I love this question:
“The city is by no means abandoning the CDCs,” Ms. Vachon-Jackson said yesterday at the ceremony. “We'll be taking a look at hard data — vacancies, foreclosures, overcrowding — and form a policy based on that. Does it make sense for CDCs to build new properties, or help us with the foreclosure problem?”
 YES!!!  The City should be doing everything in its power to solve the foreclosure problem. 

Foreclosure = Urban Decay, and we have had way too much of that in Worcester in the past 30 years.  

Food and Beer.

Here's the money quote from Bill Clapper's review of the Armsby Abbey in the Telegram & Gazette:
"Armsby Abbey’s raison d’etre is beer, and the more exotic the beer, the higher Armsby rises to the challenge."
Why didn't Mr. Clapper mention the beer in his review?  (I really hope that's a real name and not a nom de's so much fun to say!)  The Armsby is all about fantastic beer and Slow food.  Missing both in the review doesn't do justice to the owner's vision, and ensures that there will be people who go to the Armsby and miss the point.  I love the place- I've never had a bad meal, beer or experience there.  It's a shame that Mr. Clapper only handed out three stars out of four- I believe the Armsby is one of the best bars in Worcester.
The trolls were out in full force in today's review and last Thursday's article about the negative aspects of the Summer Nationals.  There's a wide range of reviews on Yelp, (Thirty 5-star reviews, twenty three 4-star reviews, six 3-star reviews, four 2-star reviews, and two 1-star reviews.)  Even though I'm not a fan of trolls, they make for some entertaining reading!
Speaking of beer, I found this Op-Ed interesting.  There's always been a problem with wholesalers in Massachusetts regarding craft beer, and I don't want to see it get worse!

Wednesday, July 7, 2010

DBag of the Day!

Congratulations Terry Savage, you win Douchebag of the Day!
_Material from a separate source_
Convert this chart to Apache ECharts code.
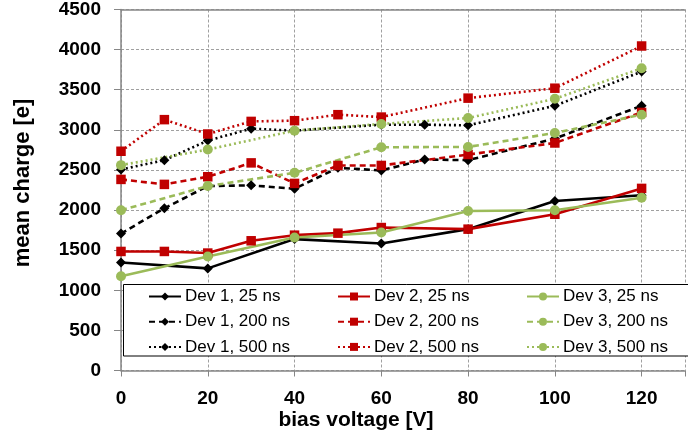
<!DOCTYPE html>
<html><head><meta charset="utf-8">
<script src="https://cdn.jsdelivr.net/npm/echarts@6/dist/echarts.min.js"></script>
<style>html,body{margin:0;padding:0;background:#fff}#c{width:688px;height:441px}</style>
</head><body><div id="c"></div><script>
// x values (bias voltage, V)
const xFull = [0, 10, 20, 30, 40, 50, 60, 80, 100, 120];
const xEven = [0, 20, 40, 60, 80, 100, 120];
const xD1_200 = [0, 10, 20, 30, 40, 50, 60, 70, 80, 100, 120];
const xD1_500 = [0, 10, 20, 30, 40, 60, 70, 80, 100, 120];
// mean charge [e]
const d1_25  = [1347, 1273, 1638, 1583, 1762, 2113, 2184];
const d2_25  = [1484, 1484, 1464, 1617, 1687, 1712, 1782, 1762, 1948, 2270];
const d3_25  = [1174, 1422, 1658, 1720, 1989, 1998, 2154];
const d1_200 = [1707, 2022, 2299, 2308, 2266, 2526, 2494, 2630, 2622, 2891, 3300];
const d2_200 = [2382, 2320, 2415, 2588, 2332, 2556, 2556, 2692, 2836, 3217];
const d3_200 = [1998, 2299, 2464, 2783, 2787, 2961, 3189];
const d1_500 = [2506, 2622, 2866, 3015, 2990, 3064, 3064, 3056, 3300, 3726];
const d2_500 = [2733, 3127, 2948, 3105, 3114, 3189, 3159, 3395, 3519, 4045];
const d3_500 = [2560, 2754, 2990, 3073, 3147, 3387, 3767];
const names = {
  d1_25: 'Dev 1, 25 ns', d2_25: 'Dev 2, 25 ns', d3_25: 'Dev 3, 25 ns',
  d1_200: 'Dev 1, 200 ns', d2_200: 'Dev 2, 200 ns', d3_200: 'Dev 3, 200 ns',
  d1_500: 'Dev 1, 500 ns', d2_500: 'Dev 2, 500 ns', d3_500: 'Dev 3, 500 ns'
};
const xTitle = 'bias voltage [V]';
const yTitle = 'mean charge [e]';

const BLACK = '#000000', RED = '#C00000', GREEN = '#9BBB59';
const DASH = [6, 4], DOT = [2, 3];
const zip = (xs, ys) => xs.map((x, i) => [x, ys[i]]);

function mk(name, xs, ys, color, symbol, dash) {
  return {
    name, type: 'line', data: zip(xs, ys),
    symbol, symbolSize: symbol === 'rect' ? 9.5 : 10,
    showAllSymbol: true,
    lineStyle: { color, width: 2.6, type: dash || 'solid' },
    itemStyle: { color, borderWidth: 0 },
    emphasis: { disabled: true },
    animation: false, z: 2
  };
}

const series = [
  mk(names.d1_25, xEven, d1_25, BLACK, 'diamond'),
  mk(names.d2_25, xFull, d2_25, RED, 'rect'),
  mk(names.d3_25, xEven, d3_25, GREEN, 'circle'),
  mk(names.d1_200, xD1_200, d1_200, BLACK, 'diamond', DASH),
  mk(names.d2_200, xFull, d2_200, RED, 'rect', DASH),
  mk(names.d3_200, xEven, d3_200, GREEN, 'circle', DASH),
  mk(names.d1_500, xD1_500, d1_500, BLACK, 'diamond', DOT),
  mk(names.d2_500, xFull, d2_500, RED, 'rect', DOT),
  mk(names.d3_500, xEven, d3_500, GREEN, 'circle', DOT)
];

const FONT = 'Liberation Sans';
function leg(left, items) {
  return {
    orient: 'vertical', left, top: 288, padding: 0,
    itemWidth: 32, itemHeight: 10, itemGap: 8.2,
    data: items, selectedMode: false, z: 6,
    textStyle: { fontFamily: FONT, fontSize: 17, color: '#000', lineHeight: 17, padding: [0, 0, 0, -1] }
  };
}

const chart = echarts.init(document.getElementById('c'));
chart.setOption({
  animation: false,
  grid: { left: 121, top: 7.5, right: -7, bottom: 70.5 },
  xAxis: [{
    type: 'value', min: 0, max: 130, interval: 20,
    axisLine: { show: true, lineStyle: { color: '#868686', width: 1.5 } },
    axisTick: { show: true, length: 6, lineStyle: { color: '#868686' } },
    axisLabel: { margin: 19, fontFamily: FONT, fontSize: 19, fontWeight: 'bold', color: '#000',
      formatter: v => (v % 20 === 0 ? String(v) : '') },
    splitLine: { show: true, lineStyle: { color: '#a0a0a0', type: [3, 2], width: 1 } }
  }, {
    type: 'value', position: 'top', min: 0, max: 130, interval: 20,
    axisLine: { show: true, lineStyle: { color: '#868686', width: 1.5 } },
    axisTick: { show: false }, axisLabel: { show: false }, splitLine: { show: false }
  }],
  yAxis: {
    type: 'value', min: 0, max: 4500, interval: 500,
    axisLine: { show: true, lineStyle: { color: '#868686', width: 1.5 } },
    axisTick: { show: true, length: 7, lineStyle: { color: '#868686' } },
    axisLabel: { margin: 20, fontFamily: FONT, fontSize: 19, fontWeight: 'bold', color: '#000',
      formatter: v => String(v) },
    splitLine: { show: true, lineStyle: { color: '#a0a0a0', type: [3, 2], width: 1 } }
  },
  title: {
    text: xTitle, left: 356, top: 410, textAlign: 'center', padding: 0,
    textStyle: { fontFamily: FONT, fontSize: 21, fontWeight: 'bold', color: '#000' }
  },
  legend: [
    leg(148, [names.d1_25, names.d1_200, names.d1_500]),
    leg(337, [names.d2_25, names.d2_200, names.d2_500]),
    leg(526, [names.d3_25, names.d3_200, names.d3_500])
  ],
  graphic: [{
    type: 'rect', z: 5,
    shape: { x: 123.5, y: 284.5, width: 600, height: 71.5 },
    style: { fill: '#fff', stroke: '#000', lineWidth: 1 }
  }, {
    type: 'text', z: 5, x: 23, y: 183, rotation: Math.PI / 2,
    style: { text: yTitle, fontFamily: FONT, fontSize: 22, fontWeight: 'bold', fill: '#000',
      align: 'center', verticalAlign: 'middle' }
  }],
  series
});
</script></body></html>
I love his logic- giving away another person's stuff for free is wrong.
Charging money for another person's stuff is fine, as long as you make more money.

This is why we have trillion dollar bailouts for large corporations, and nothing for the working poor.

Thursday, July 1, 2010

Free lunches.

I understand that the food industry has been hurt by the ban on pharmaceutical free lunches for doctors.  (I make fewer lunches a week thanks to this ban, and end up working fewer hours a year.)  I do think it's a good idea, especially when reading this article, this article, and this article.
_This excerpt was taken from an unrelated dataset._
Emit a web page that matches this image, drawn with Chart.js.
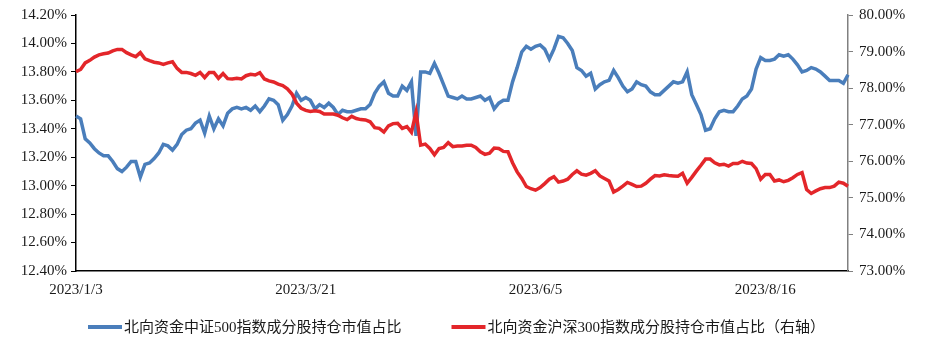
<!DOCTYPE html>
<html>
<head>
<meta charset="utf-8">
<script src="https://cdn.jsdelivr.net/npm/chart.js@4.4.0/dist/chart.umd.min.js"></script>
<style>
  html, body { margin: 0; padding: 0; background: #fff; }
  #wrap { width: 926px; height: 345px; }
</style>
</head>
<body>
<div id="wrap"><canvas id="myChart" width="926" height="345"></canvas></div>
<script>
// trading days, 2023/1/3 - 2023/9/11
const tradingDays = [
  ['2023/1', [3,4,5,6,9,10,11,12,13,16,17,18,19,20,30,31]],
  ['2023/2', [1,2,3,6,7,8,9,10,13,14,15,16,17,20,21,22,23,24,27,28]],
  ['2023/3', [1,2,3,6,7,8,9,10,13,14,15,16,17,20,21,22,23,24,27,28,29,30,31]],
  ['2023/4', [3,4,6,7,10,11,12,13,14,17,18,19,20,21,24,25,26,27,28]],
  ['2023/5', [4,5,8,9,10,11,12,15,16,17,18,19,22,23,24,25,26,29,30,31]],
  ['2023/6', [1,2,5,6,7,8,9,12,13,14,15,16,19,20,21,26,27,28,29,30]],
  ['2023/7', [3,4,5,6,7,10,11,12,13,14,17,18,19,20,21,24,25,26,27,28,31]],
  ['2023/8', [1,2,3,4,7,8,9,10,11,14,15,16,17,18,21,22,23,24,25,28,29,30,31]],
  ['2023/9', [1,4,5,6,7,8,11]]
];
const labels = [];
tradingDays.forEach(([m, days]) => days.forEach(d => labels.push(m + '/' + d)));

// 北向资金中证500指数成分股持仓市值占比 (left axis, %)
const csi500Share = [
  13.49,13.47,13.33,13.30,13.26,13.23,13.21,13.21,13.17,13.12,
  13.10,13.13,13.17,13.17,13.06,13.15,13.16,13.19,13.23,13.29,
  13.28,13.25,13.29,13.36,13.39,13.40,13.44,13.46,13.37,13.49,
  13.40,13.47,13.42,13.51,13.54,13.55,13.54,13.55,13.53,13.56,
  13.52,13.56,13.61,13.60,13.57,13.46,13.50,13.56,13.65,13.60,
  13.62,13.60,13.54,13.57,13.55,13.58,13.55,13.50,13.53,13.52,
  13.52,13.53,13.54,13.54,13.57,13.65,13.70,13.73,13.65,13.63,
  13.63,13.70,13.67,13.73,13.35,13.80,13.80,13.79,13.86,13.79,
  13.71,13.63,13.62,13.61,13.63,13.61,13.61,13.62,13.63,13.60,
  13.62,13.54,13.58,13.60,13.60,13.73,13.83,13.94,13.98,13.96,
  13.98,13.99,13.96,13.89,13.96,14.05,14.04,14.00,13.95,13.83,
  13.81,13.77,13.79,13.68,13.71,13.73,13.74,13.81,13.76,13.70,
  13.66,13.68,13.73,13.71,13.70,13.66,13.64,13.64,13.67,13.70,
  13.73,13.72,13.73,13.80,13.64,13.57,13.50,13.39,13.40,13.47,
  13.52,13.53,13.52,13.52,13.56,13.61,13.63,13.68,13.82,13.90,
  13.88,13.88,13.89,13.92,13.91,13.92,13.89,13.85,13.80,13.81,
  13.83,13.82,13.80,13.77,13.74,13.74,13.74,13.72,13.78
];

// 北向资金沪深300指数成分股持仓市值占比 (right axis, %)
const hs300Share = [
  78.45,78.51,78.69,78.76,78.85,78.91,78.94,78.96,79.02,79.06,
  79.06,78.97,78.91,78.86,78.97,78.80,78.75,78.71,78.69,78.65,
  78.69,78.72,78.54,78.43,78.43,78.40,78.35,78.43,78.29,78.43,
  78.43,78.27,78.40,78.26,78.25,78.27,78.25,78.34,78.38,78.36,
  78.42,78.25,78.20,78.17,78.11,78.07,77.98,77.84,77.59,77.45,
  77.39,77.36,77.38,77.36,77.29,77.29,77.29,77.26,77.19,77.14,
  77.23,77.17,77.14,77.13,77.08,76.92,76.90,76.80,76.97,77.03,
  77.04,76.90,76.95,76.79,77.34,76.44,76.47,76.35,76.18,76.35,
  76.38,76.51,76.40,76.42,76.42,76.44,76.44,76.38,76.26,76.19,
  76.22,76.36,76.35,76.27,76.26,75.96,75.71,75.53,75.31,75.25,
  75.21,75.28,75.39,75.51,75.58,75.43,75.46,75.51,75.64,75.74,
  75.65,75.62,75.67,75.74,75.60,75.53,75.46,75.16,75.23,75.32,
  75.42,75.37,75.31,75.32,75.40,75.51,75.61,75.60,75.63,75.61,
  75.60,75.59,75.67,75.40,75.56,75.73,75.89,76.06,76.06,75.96,
  75.90,75.92,75.87,75.94,75.94,76.00,75.95,75.94,75.80,75.51,
  75.64,75.64,75.46,75.49,75.44,75.48,75.55,75.64,75.69,75.23,
  75.12,75.19,75.25,75.28,75.28,75.32,75.43,75.40,75.32
];

const shownEvery = 50;
const blue = '#4A7EBB';
const red = '#E3262A';
const fontFamily = '"Liberation Serif", "Noto Sans CJK SC", serif';

Chart.defaults.font.family = fontFamily;
Chart.defaults.font.size = 15;
Chart.defaults.color = '#1a1a1a';

// legend drawn by hand so the gap between the two entries can match
const bottomLegend = {
  id: 'bottomLegend',
  afterDraw(chart) {
    const ctx = chart.ctx;
    const y = 327;
    let x = 88;
    ctx.save();
    ctx.font = '15px ' + fontFamily;
    ctx.textBaseline = 'middle';
    chart.data.datasets.forEach(ds => {
      ctx.fillStyle = ds.borderColor;
      ctx.fillRect(x, y - 2, 34, 4);
      x += 36;
      ctx.fillStyle = '#1a1a1a';
      ctx.fillText(ds.label, x, y + 1);
      x += ctx.measureText(ds.label).width + 50;
    });
    ctx.restore();
  }
};

const data = {
  labels: labels,
  datasets: [{
    label: '北向资金中证500指数成分股持仓市值占比',
    data: csi500Share,
    yAxisID: 'y',
    borderColor: blue,
    backgroundColor: blue,
    borderWidth: 3.5,
    pointRadius: 0,
    tension: 0,
    order: 1
  }, {
    label: '北向资金沪深300指数成分股持仓市值占比（右轴）',
    data: hs300Share,
    yAxisID: 'y1',
    borderColor: red,
    backgroundColor: red,
    borderWidth: 3.5,
    pointRadius: 0,
    tension: 0,
    order: 0
  }]
};

const config = {
  type: 'line',
  data: data,
  plugins: [bottomLegend],
  options: {
    responsive: false,
    animation: false,
    layout: { padding: { left: 10, right: 0, top: 14, bottom: 35 } },
    plugins: {
      tooltip: { enabled: false },
      legend: { display: false }
    },
    scales: {
      x: {
        type: 'category',
        offset: false,
        grid: { display: false },
        border: { display: true, color: '#000', width: 1.5 },
        ticks: {
          autoSkip: false,
          maxRotation: 0,
          padding: 2,
          callback: (v, i) => (i % shownEvery === 0 ? labels[i] : '')
        },
        afterFit: (s) => { s.height = 39; }
      },
      y: {
        position: 'left',
        min: 12.4,
        max: 14.2,
        grid: { drawOnChartArea: false, drawTicks: true, tickLength: 5, color: '#000' },
        border: { display: true, color: '#000', width: 1.5 },
        ticks: { stepSize: 0.2, padding: 4, callback: (v) => v.toFixed(2) + '%' },
        afterFit: (s) => { s.width = 66; }
      },
      y1: {
        position: 'right',
        min: 73,
        max: 80,
        grid: { drawOnChartArea: false, drawTicks: true, tickLength: 5, color: '#808080' },
        border: { display: true, color: '#808080', width: 1.5 },
        ticks: { stepSize: 1, padding: 6, callback: (v) => v.toFixed(2) + '%' },
        afterFit: (s) => { s.width = 78; }
      }
    }
  }
};

const myChart = new Chart(document.getElementById('myChart'), config);
</script>
</body>
</html>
But we all know that lobbyists have influence, and all it takes is one elected official to start the repeal train.  State Representative Brian Dempsey, start that pity party!  (I hope your doctor doesn't prescribe Crestor for your LDLs.  You might end up with diabetes.)

While we're on the subject of elected officials and repeal trains, a big shout out needs to go to 'Independent' Scott Brown.  Thanks for screwing up the Massachusetts budget, Senator.  Apparently yes means no and it also means screw you, Massachusetts.